Final answer:
Using the normal distribution, the probability that a randomly selected male passenger can fit through a door with a height of 72 inches without bending, given the men have an average height of 69.0 inches with a standard deviation of 2.8 inches, is approximately 85.77%.
Step-by-step explanation:
To determine the probability that a male passenger can fit through the door without bending, we utilize the normal distribution properties. Given the heights of men are normally distributed with a mean of 69.0 inches and a standard deviation of 2.8 inches, and the door height is 72 inches, we want to find the probability of a man being shorter than 72 inches.

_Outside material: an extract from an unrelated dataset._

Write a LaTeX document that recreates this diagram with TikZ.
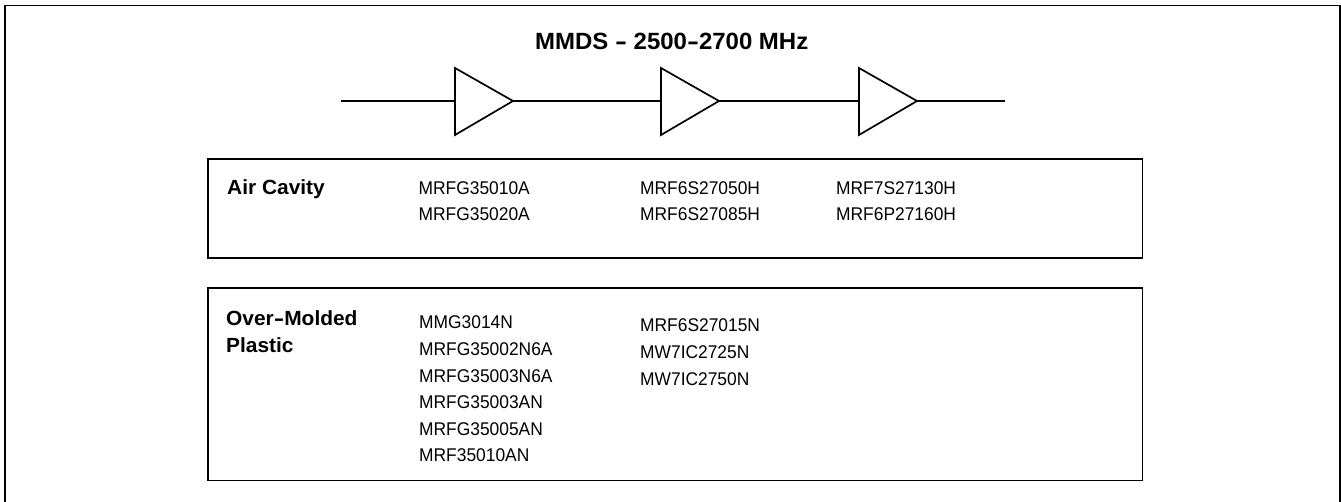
\documentclass[tikz,border=0pt]{standalone}
\usepackage{fontspec}
\usepackage{graphicx}
\setmainfont{Liberation Sans}
\newfontfamily\partfont[FakeStretch=0.945]{Liberation Sans}
\newfontfamily\headfont[FakeStretch=1.02]{Liberation Sans}
\newcommand{\widehy}{\scalebox{1.5}[1]{-}}
\begin{document}
\begin{tikzpicture}[x=1pt,y=-1pt,
  wire/.style={line width=1.7pt,black},
  boxline/.style={line width=1.7pt,black},
  amp/.style={line width=1.7pt,black,line join=miter},
  part/.style={inner sep=0pt,anchor=base west,font=\partfont\fontsize{18.4}{25}\selectfont},
  head/.style={inner sep=0pt,anchor=base west,font=\headfont\fontsize{20.5}{26.5}\selectfont\bfseries}]
\useasboundingbox (0,0) rectangle (1341,502);
\draw[boxline] (4.7,502) -- (4.7,5.5) -- (1340,5.5) -- (1340,502);
\node[inner sep=0pt,anchor=base west,font=\headfont\fontsize{23.5}{28}\selectfont\bfseries] (title) at (535,50) {MMDS \widehy{} 2500\widehy{}2700 MHz};
% amplifiers
\foreach \n/\l/\r in {1/455/513,2/661/719,3/859/917}{
  \coordinate (a\n) at (\l,101);
  \coordinate (b\n) at (\r,101);
  \draw[amp] (\l,68) -- (b\n) -- (\l,135) -- cycle;
}
\coordinate (in) at (341,101);
\coordinate (out) at (1005,101);
\draw[wire] (in) -- (a1);
\draw[wire] (b1) -- (a2);
\draw[wire] (b2) -- (a3);
\draw[wire] (b3) -- (out);
% boxes
\node[draw,boxline,inner sep=0pt,minimum width=934.5pt,minimum height=98.5pt,anchor=north west] (air) at (207,158.5) {};
\node[draw,boxline,inner sep=0pt,minimum width=934.5pt,minimum height=192.5pt,anchor=north west] (plastic) at (207,287) {};
% air cavity
\node[head] (h1) at (227,194.3) {Air Cavity};
\node[part] (p1) at (418.5,194.3) {MRFG35010A};
\node[part] (p2) at (418.5,220.3) {MRFG35020A};
\node[part] (p3) at (640,194.3) {MRF6S27050H};
\node[part] (p4) at (640,220.3) {MRF6S27085H};
\node[part] (p5) at (836,194.3) {MRF7S27130H};
\node[part] (p6) at (836,220.3) {MRF6P27160H};
% plastic
\node[head] (h2) at (226,326) {Over\widehy{}Molded};
\node[head] (h3) at (226,352.7) {Plastic};
\foreach \i/\y/\t in {1/329/MMG3014N,2/355.5/MRFG35002N6A,3/382/MRFG35003N6A,4/408.5/MRFG35003AN,5/435/MRFG35005AN,6/461.5/MRF35010AN}
  \node[part] (q\i) at (419,\y) {\t};
\foreach \i/\y/\t in {1/332/MRF6S27015N,2/358.5/MW7IC2725N,3/385/MW7IC2750N}
  \node[part] (r\i) at (640,\y) {\t};
\end{tikzpicture}
\end{document}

Calculating the Probability
To do so, we calculate the Z-score using the formula:
Z = (X - μ) / σ
Where X is 72 inches (door height), μ is the mean height of men (69.0 inches), and σ is the standard deviation (2.8 inches). Plugging these values into the formula gives us:
Z = (72 - 69.0) / 2.8
Z = 3 / 2.8
Z ≈ 1.0714
Now, we look up the Z-score in a standard normal distribution table, or use a calculator to find the corresponding probability. A Z-score of 1.0714 corresponds to a probability of approximately 0.8577. This means there is an 85.77% chance that a randomly selected male passenger can fit through the door without bending.